OS is Windows Server 2019 Application language is Autohotkey and Python.
It is double-checked that cwagent is the application "holding" the log file opened. Just by stopping/restarting the service it goes back to work.
Timeline:
1- Application create/appends to log file 2- cwagent is started 3- Application keeps writing to log file ok 4- Application keeps writing to log file ok 5- Logs go to Cloudwatch logs just ok -- until here it works fine 6- Our application restarts 7- Any further attempt to write fails because file is currently opened/in use by cwagent -- fail 8- We stop/restart the cwagent 9- Application is once again able to do logging -- works fine until the next restart
Hi @bpaeduardo, thanks for reporting the issues. Based on my understand about tailing process of CW, it seems the tailing process will follow and monitor changes from the log files based on the default setting. Therefore, it still monitors even if the application stops working. I will discuss this issue with my teammates and provide the solution ASAP. Before that, can you help me in answering these questions though?
- What CWAgent's version are you using and can you show the sample config of it?
- How can I reproduce the issue?
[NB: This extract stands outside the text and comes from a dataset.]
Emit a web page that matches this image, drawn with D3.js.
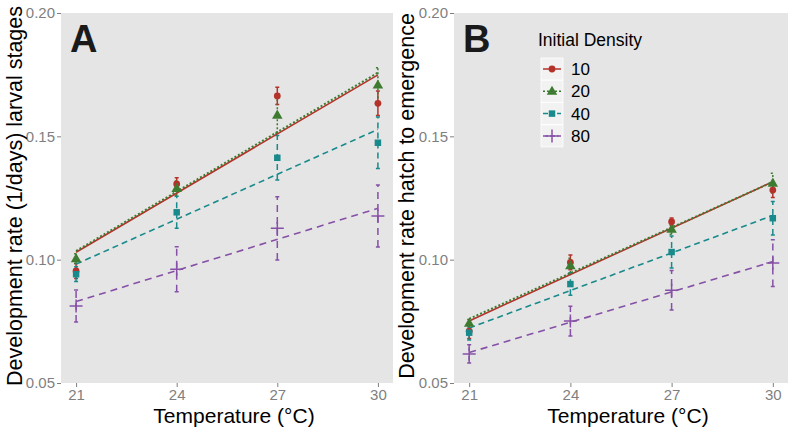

Maybe you can help me in providing a simple python script to reproduce it if it is good for you
Hey, I am also facing similar issue,
Using CW agent to stream a single log file from win OS, the moment the agent opens the file for streaming the app cannot write new logs to the file since it is 'locked'
error: The following error occurred:Cannot open file: "filepath"
We have also experienced a file lock issue where the agent is locking a log file our application manages, it's impacting deletes of the file. Our application is able to write to the log file, but we cannot delete it. This adds additional operational automation to manage the service.
Agent Version: 1.247355.0b252062 OS Version: Windows Server 2019
This is reproducing in my environment as well. We have it monitoring log files for a long-running backup script (running in python) that opens and writes the files for a very long period of time (up to 30-40 minutes).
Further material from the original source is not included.